How To Write Great Emails Asking For Referrals
Great referral emails grow your business and give you more happy customers.
It’s quite simple, really:
- Customer referrals bring you better customers who spend more and stick around longer.
- The more referrals you get, the better your business does.
- One of the best ways to ask for more referrals is by emailing your existing customers to ask for them.
This post is written to help you do that, and as effectively as possible.
So, what do you need to do to get the most out of a referral email?
(Click to jump to the relevant section)
- Focus on the subject line
- Keep the email simple
- Make your call-to-action impossible to ignore
- Emphasize the motivation for purchase
- Highlight the benefit to Friend AND Advocate
- Include any additional conditions for the referral
1. Focus on the subject line: a higher % open rate gets you more referrals.
How important are subject lines exactly?
People are really busy and overwhelmed with information. If you can’t immediately answer the questions “Why should I read this email?” and “What’s in it for me?”, they’re going to either ignore or delete it.

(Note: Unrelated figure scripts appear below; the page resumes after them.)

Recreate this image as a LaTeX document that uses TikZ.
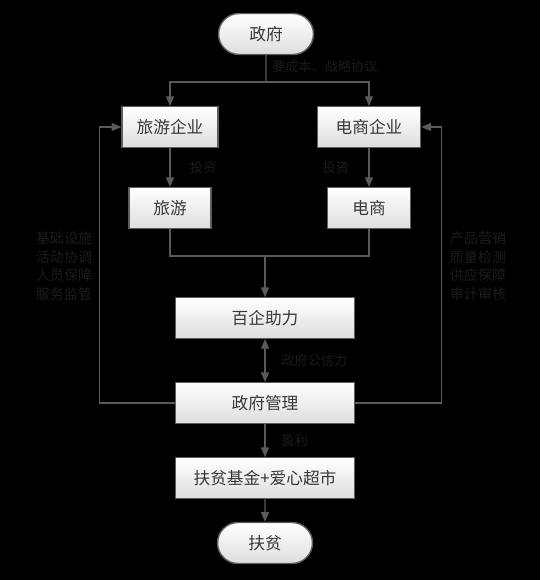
\documentclass[tikz,border=0pt]{standalone}
\usepackage{fontspec}
\setmainfont{Noto Sans CJK SC}
\usetikzlibrary{arrows.meta,positioning,shapes.misc}
\definecolor{boxline}{HTML}{5E5E5E}
\definecolor{boxtext}{HTML}{383838}
\definecolor{wire}{HTML}{5A5A5A}
\definecolor{faint}{HTML}{1C1C1C}

\tikzset{
  box/.style={draw=boxline, line width=0.8pt, top color=white, bottom color=black!13,
    text=boxtext, font=\fontsize{9.5}{11}\selectfont, minimum height=0.81cm, inner sep=2pt},
  wide/.style={minimum width=3.58cm},
  pill/.style={box, rounded rectangle, minimum width=2.04cm, minimum height=0.82cm},
  wire/.style={draw=wire, line width=0.7pt},
  note/.style={text=faint, font=\fontsize{7.5}{9}\selectfont, inner sep=1pt},
  sidenote/.style={text=faint, font=\fontsize{8}{10.5}\selectfont, align=center}
}

\begin{document}
\begin{tikzpicture}[x=0.02cm, y=-0.02cm, >={Triangle[length=5.5pt,width=4.5pt]}]
  \fill[black] (0,0) rectangle (540,580);

  % main chain
  \node[pill] (gov) at (266,34) {政府};
  \node[box, minimum width=1.92cm] (tourCo) at (170,127) {旅游企业};
  \node[box, minimum width=2.06cm] (ecomCo) at (369,127) {电商企业};
  \node[box, minimum width=1.64cm] (tour) at (170,208) {旅游};
  \node[box, minimum width=1.66cm] (ecom) at (369,208) {电商};
  \node[box, wide] (help) at (265,318) {百企助力};
  \node[box, wide] (manage) at (265,403) {政府管理};
  \node[box, wide] (fund) at (265,478) {扶贫基金+爱心超市};
  \node[pill] (poor) at (265,543) {扶贫};

  \coordinate (split) at (266,82);
  \coordinate (join) at (265,256);

  \draw[wire] (gov) -- (split);
  \draw[wire, ->] (split) -| (tourCo);
  \draw[wire, ->] (split) -| (ecomCo);
  \node[note, anchor=west] (cost) at (270,67) {要成本、战略协议};

  \draw[wire, ->] (tourCo) -- node[note, right=10pt] (inv1) {投资} (tour);
  \draw[wire, ->] (ecomCo) -- node[note, left=10pt] (inv2) {投资} (ecom);

  \draw[wire] (tour) |- (join);
  \draw[wire] (ecom) |- (join);
  \draw[wire, ->] (join) -- (help);

  \draw[wire, <->] (help) -- node[note, right=8pt] (trust) {政府公信力} (manage);
  \draw[wire, ->] (manage) -- node[note, right=8pt] (profit) {盈利} (fund);
  \draw[wire, ->] (fund) -- (poor);

  % feedback loops
  \draw[wire, ->] (manage.west) -- ++(-75,0) |- (tourCo.west);
  \draw[wire, ->] (manage.east) -- ++(86,0) |- (ecomCo.east);
  \node[sidenote] (leftNote) at (64,266) {基础设施\\活动协调\\人员保障\\服务监管};
  \node[sidenote] (rightNote) at (478,266) {产品营销\\质量检测\\供应保障\\审计审核};
\end{tikzpicture}
\end{document}
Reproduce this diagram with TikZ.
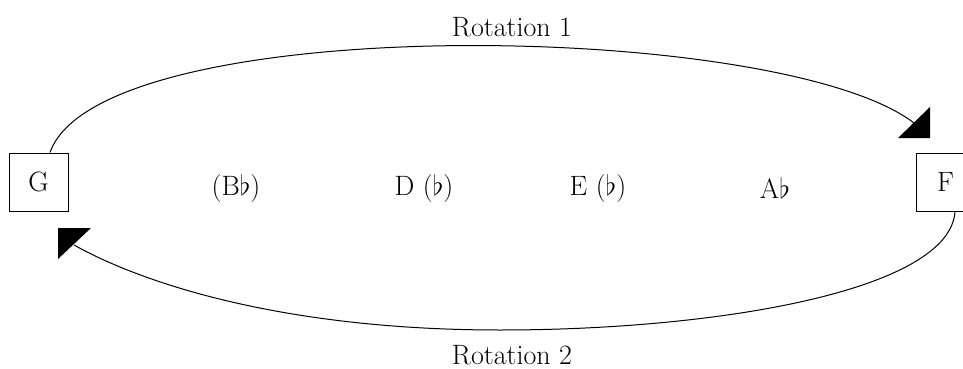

As David Ogilvy said about headlines, “When you have written your headline, you have spent eighty cents out of your dollar.”
The same applies to email subject lines today.
Okay, so how do we improve the effectiveness of our subject lines?
# Be clear, not clever:
A 2011 case study conducted by AWeber Communications found that a clear subject line gets 541% more clicks than one that’s clever. (Check out the study for examples of clear vs clever subject lines.)
That means you could be getting potentially up to 5 times more customer referrals from your emails, just by improving your subject lines!
# Be personal:
Speak directly to your customers and prospective advocates. Use “you” and “your” over “we” and “our”.
Put yourself in the shoes of your recipient. What would THEY really like to receive, independent of your goals and interests?
For more good reads about writing better subject lines, I recommend:
- Unbounce.com – How To Write The Perfect Email Subject Line
- Mailchimp Knowledge Base – Best Practices for Email Subject Lines
2. Keep it really simple – “Give $20, Get $20″ works!
The more effort somebody needs to put into making sense of whatever you say, the less likely they are to do something about it.
In general, you want to make sure that you have:
- Personalized greeting with name
- Reminder that they use your product
- Ask what you want them to do
- Describe benefit
- End with a clear, concrete call-to-action
Here’s a guide we’ve put together on how to make your writing succinct, focused and punchy: How To Write Good (For The Interwebs): ReferralCandy’s Internal Copyediting Guidelines
3. Make sure the call-to-action is impossible to ignore.
Intercom has a great blogpost about email open rates where they discuss this. Here’s a visual they used to describe the phenomenon:
It’s self-explanatory: If you’re emailing somebody to ask them to do something, make sure that you make it super obvious to them what the next action is!
Again, remember that people are busy. The less cognitive load, the better.
4. Understand the main purchase motivation and play that up (e.g. Goldieblox is to help girls get comfortable with science and engineering)
It’s a well-established fact of psychology and marketing that people act in ways that are consistent with their identity.
If you want somebody to do take an action, one of the best ways to get them to do it is to help them see that it’s consistent with what they already believe.
You already know something about why people care about your products, why it matters to them, and so on. Tap into that. Emphasize it in your copy and in your visuals.
Learn more about the Commitment and Consistency effect: A Foot In The Door: 7 Examples Of Commitment and Consistency in Marketing
5. Highlight the benefit to the Friend AND Advocate: It’s easier for everyone to say yes if everybody wins.
As such, rewarding both the advocate and the friend is often the most efficient way to persuade advocates to make referrals. (You could offer a huge referral reward without any friend offer, but that’ll cost you.)
- It taps into their natural desire to help their peers
- It persuades them that their self-interest isn’t entirely selfish
- It gives them an easy proposition to share with their friends. (“We both win!”)
Learn more about the power of Reciprocity: Giving Before You Get: 10 Examples Of Reciprocity in Marketing
6. Include any conditions that they might have (i.e. Friend has to spend $50 or more, etc.)
If your referral program is set up to include minimum orders and/or other conditions, state it upfront.
You don’t want people to get excited about something and then later get upset because they weren’t clear about what you meant.
This might seem like it’s a mistake on their part, but it’s your responsibility to address it if you want to get repeat referrals from happy customers!